On the flip side, when you look at success stories online, the level of education is less of a concern.
Famed matrimony service BharatMatrimony — which claims to serve millions of Indians worldwide and has been featured in the Limca Book of records for the most documented marriages online — has published cute stories of happy marriages that they had a hand in.
Most of these Indian marriage stories include Disney-esque terms such as “fairytale”, “prince charming”, and phrases like “love at first sight”, but it’s hard to find any that harp on education.
If anything, men desire career-minded women, women who share common interests, someone living within their current city, or a woman willing to balance her job and marriage.
Economist Ritesh Kumar Singh examines how Indian marriage might be skewed in men’s favour.
“With more girls now educated and working than ever before, there is a growing demand for well-educated and well-paid boys. That tends to artificially increase (rather than decrease) the demand for prospective grooms,” he says.
“Hence, grooms or their families have relatively better bargaining powers. As a result, they expect (and often extract) some kind of premium or scarcity rent even if they don’t ask for it directly.”
With all this in mind, women are puzzled about how to get married.
Singh adds that there are ways to turn the tables.
“Market economics is ruthless. If uncontrolled it only goes by demand and supply equation and nothing else,” he says.

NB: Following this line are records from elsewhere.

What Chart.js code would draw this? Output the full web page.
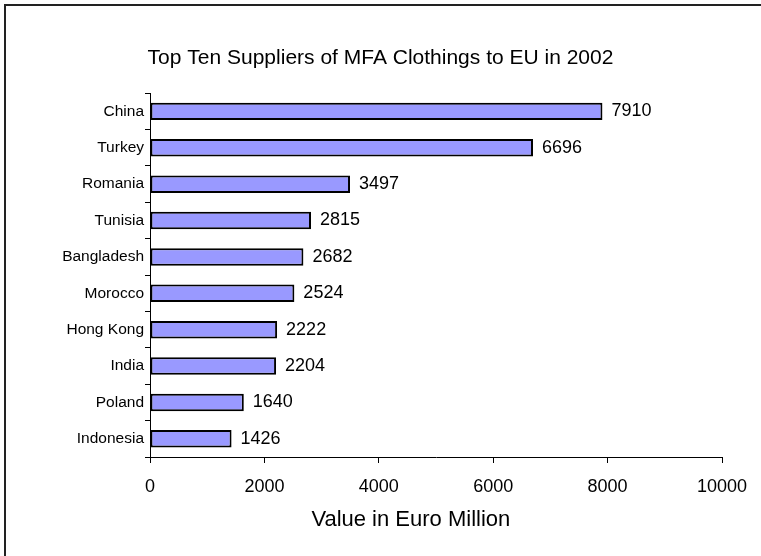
<!DOCTYPE html>
<html>
<head>
<meta charset="utf-8">
<script src="https://cdn.jsdelivr.net/npm/chart.js@4"></script>
<style>
    html, body { margin: 0; padding: 0; background: #fff; }
    #wrap { position: relative; width: 761px; height: 556px; overflow: hidden; }
    #frame { position: absolute; left: 4px; top: 4px; width: 800px; height: 600px;
             border-left: 2px solid #222; border-top: 2px solid #222; }
    canvas { position: absolute; left: 0; top: 0; }
</style>
</head>
<body>
<div id="wrap">
    <div id="frame"></div>
    <canvas id="chart1" width="761" height="556"></canvas>
</div>
<script>
var countries = ['China', 'Turkey', 'Romania', 'Tunisia', 'Bangladesh', 'Morocco', 'Hong Kong', 'India', 'Poland', 'Indonesia'];
var values = [7910, 6696, 3497, 2815, 2682, 2524, 2222, 2204, 1640, 1426];
var xTicks = [0, 2000, 4000, 6000, 8000, 10000];
var axisTitle = 'Value in Euro Million';

document.addEventListener('DOMContentLoaded', function () {

    Chart.defaults.font.family = '"Liberation Sans", Arial, sans-serif';
    Chart.defaults.color = '#000';

    // value next to the end of each bar, plus the x axis title
    var valueLabels = {
        id: 'valueLabels',
        afterDatasetsDraw: function (chart) {
            var ctx = chart.ctx;
            var meta = chart.getDatasetMeta(0);
            ctx.save();
            ctx.font = '18px "Liberation Sans", Arial, sans-serif';
            ctx.fillStyle = '#000';
            ctx.textAlign = 'left';
            ctx.textBaseline = 'middle';
            meta.data.forEach(function (bar, i) {
                ctx.fillText(values[i], bar.x + 9, bar.y);
            });
            // Excel puts the axis title a bit left of the plot centre
            ctx.font = '22px "Liberation Sans", Arial, sans-serif';
            ctx.textAlign = 'center';
            var xs = chart.scales.x;
            ctx.fillText(axisTitle, xs.getPixelForValue(4560), 520);
            ctx.restore();
        }
    };

    var ctx1 = document.getElementById('chart1').getContext('2d');
    var chart1 = new Chart(ctx1, {
        type: 'bar',
        data: {
            labels: countries,
            datasets: [{
                data: values,
                backgroundColor: '#9999ff',
                borderColor: '#000',
                borderWidth: 2,
                borderSkipped: false,
                barPercentage: 0.48,
                categoryPercentage: 1
            }]
        },
        options: {
            indexAxis: 'y',
            responsive: false,
            animation: false,
            layout: { padding: { left: 0, right: 0, top: 0, bottom: 24 } },
            plugins: {
                legend: { display: false },
                tooltip: { enabled: false },
                title: {
                    display: true,
                    text: 'Top Ten Suppliers of MFA Clothings to EU in 2002',
                    font: { size: 21, weight: 'normal' },
                    color: '#000',
                    padding: { top: 46, bottom: 22 }
                }
            },
            scales: {
                x: {
                    min: 0,
                    max: 10000,
                    afterBuildTicks: function (scale) {
                        scale.ticks = xTicks.map(function (v) { return { value: v }; });
                    },
                    afterFit: function (scale) { scale.height = 75; },
                    grid: { drawOnChartArea: false, tickLength: 6, color: '#000' },
                    border: { color: '#000', width: 1 },
                    ticks: {
                        font: { size: 18 },
                        padding: 13,
                        maxRotation: 0,
                        callback: function (v) { return String(v); }
                    }
                },
                y: {
                    afterFit: function (scale) { scale.width = 150; },
                    grid: { offset: true, drawOnChartArea: false, tickLength: 5, color: '#000' },
                    border: { color: '#000', width: 1 },
                    ticks: { font: { size: 15.5 }, padding: 1 }
                },
                // empty axis that only keeps the right margin
                spacer: {
                    axis: 'y',
                    position: 'right',
                    display: true,
                    afterFit: function (scale) { scale.width = 39; },
                    grid: { display: false },
                    border: { display: false },
                    ticks: { display: false }
                }
            }
        },
        plugins: [valueLabels]
    });
});
</script>
</body>
</html>
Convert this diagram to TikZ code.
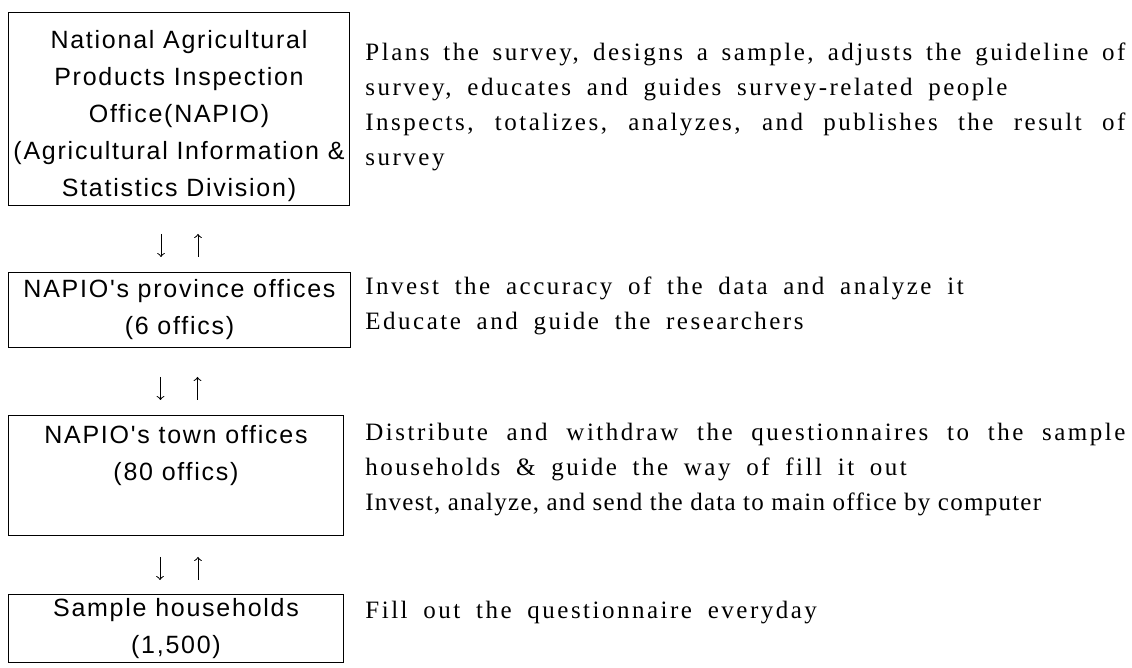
\documentclass[tikz,border=0pt]{standalone}
\usepackage{fontspec}
\setmainfont[LetterSpace=10, WordSpace=1.8]{Liberation Serif}
\newfontfamily\officefont[LetterSpace=7]{Liberation Sans}
\newfontfamily\narrowfont[LetterSpace=5]{Liberation Serif}
\usetikzlibrary{positioning}

\begin{document}
\begin{tikzpicture}[x=0.5pt, y=-0.5pt,
    office/.style={draw, line width=0.5pt, anchor=north west, inner sep=0pt},
    officetext/.style={align=center, inner sep=0pt, font=\officefont\fontsize{12.5}{18.5}\selectfont},
    duty/.style={anchor=base west, text width=380pt, align=justify, inner sep=0pt, font=\fontsize{12.5}{17.5}\selectfont},
    flow/.style={->, line width=0.5pt}]
    \useasboundingbox (0,0) rectangle (1132,668);

    \coordinate (O1) at (8, 12);
    \coordinate (O2) at (8, 272);
    \coordinate (O3) at (8, 415);
    \coordinate (O4) at (8, 594);

    \node [office, minimum width=170.5pt, minimum height=96.5pt] (napio) at (O1) {};
    \node [office, minimum width=171pt, minimum height=37.5pt] (province) at (O2) {};
    \node [office, minimum width=167.5pt, minimum height=60pt] (town) at (O3) {};
    \node [office, minimum width=167.5pt, minimum height=34pt] (household) at (O4) {};

    \node [officetext] (napiotext) at ([yshift=-3.5pt]napio.center)
    {National Agricultural\\Products Inspection\\Office(NAPIO)\\(Agricultural Information \&\\Statistics Division)};
    \node [officetext] (provincetext) at (province.center) {NAPIO's province offices\\(6 offics)};
    \node [officetext, below=5pt of town.north] (towntext) {NAPIO's town offices\\(80 offics)};
    \node [officetext] (householdtext) at (household.center) {Sample households\\(1,500)};

    % what each level does
    \node [duty] (napioduty) at (365, 61)
    {Plans the survey, designs a sample, adjusts the guideline of\linebreak
     survey, educates and guides survey-related people\par
     Inspects, totalizes, analyzes, and publishes the result of\linebreak
     survey};
    \node [duty] (provinceduty) at (365, 295)
    {Invest the accuracy of the data and analyze it\par
     Educate and guide the researchers};
    \node [duty] (townduty) at (365, 441)
    {Distribute and withdraw the questionnaires to the sample\linebreak
     households \& guide the way of fill it out\par
     {\narrowfont Invest, analyze, and send the data to main office by computer}};
    \node [duty] (householdduty) at (365, 619) {Fill out the questionnaire everyday};

    % down and up between levels
    \draw [flow, shorten <=14pt, shorten >=7.5pt] ([xshift=-9pt]napio.south) -- ([xshift=-9pt]napio.south |- province.north);
    \draw [flow, shorten <=7.5pt, shorten >=14pt] ([xshift=9.5pt]napio.south |- province.north) -- ([xshift=9.5pt]napio.south);
    \draw [flow, shorten <=14.5pt, shorten >=7.5pt] ([xshift=-9.5pt]province.south) -- ([xshift=-9.5pt]province.south |- town.north);
    \draw [flow, shorten <=7.5pt, shorten >=14.5pt] ([xshift=9pt]province.south |- town.north) -- ([xshift=9pt]province.south);
    \draw [flow, shorten <=10.5pt, shorten >=7pt] ([xshift=-8pt]town.south) -- ([xshift=-8pt]town.south |- household.north);
    \draw [flow, shorten <=7pt, shorten >=10.5pt] ([xshift=11pt]town.south |- household.north) -- ([xshift=11pt]town.south);
\end{tikzpicture}
\end{document}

“Moreover ‘equilibrium price’ does not mean ‘just or equitable’ price. It simply means buyers and sellers agree to do the transaction at that price, other things remaining the same. Whether the buyer has compromised, or the seller has compromised or happily agreed to do the transaction doesn’t make much of a difference. That’s the lesson from economics.”
The question of how to get married very quickly sways into what do men want.
Perhaps it is time — more like past time — to ask women to ask themselves what they want in a partner.
Instead of asking if Indian women with foreign degrees marry easier, let’s talk about how studying abroad can benefit them. What soft skills can you gain from this international qualification which can be applied to forming healthy long-term relationships?
Here are just a few of the valuable soft skills you can pick up by undertaking a foreign degree:
- Critical thinking
- Better decision making
- Good communication
- Empathy and ability to relate to others
While research might show that educated women, some with degrees and stints abroad, might have a lower chance of getting married, it is in no way a guarantee of your circumstances.
Achieving higher studies can benefit your well-being, and some argue that being a better person means you will attract a better person or, at the very least, identify when someone is not right for you.
So if you’re on the fence about studying abroad, do not let something like marriage prospects ever hold you back from your dreams. You should always come first.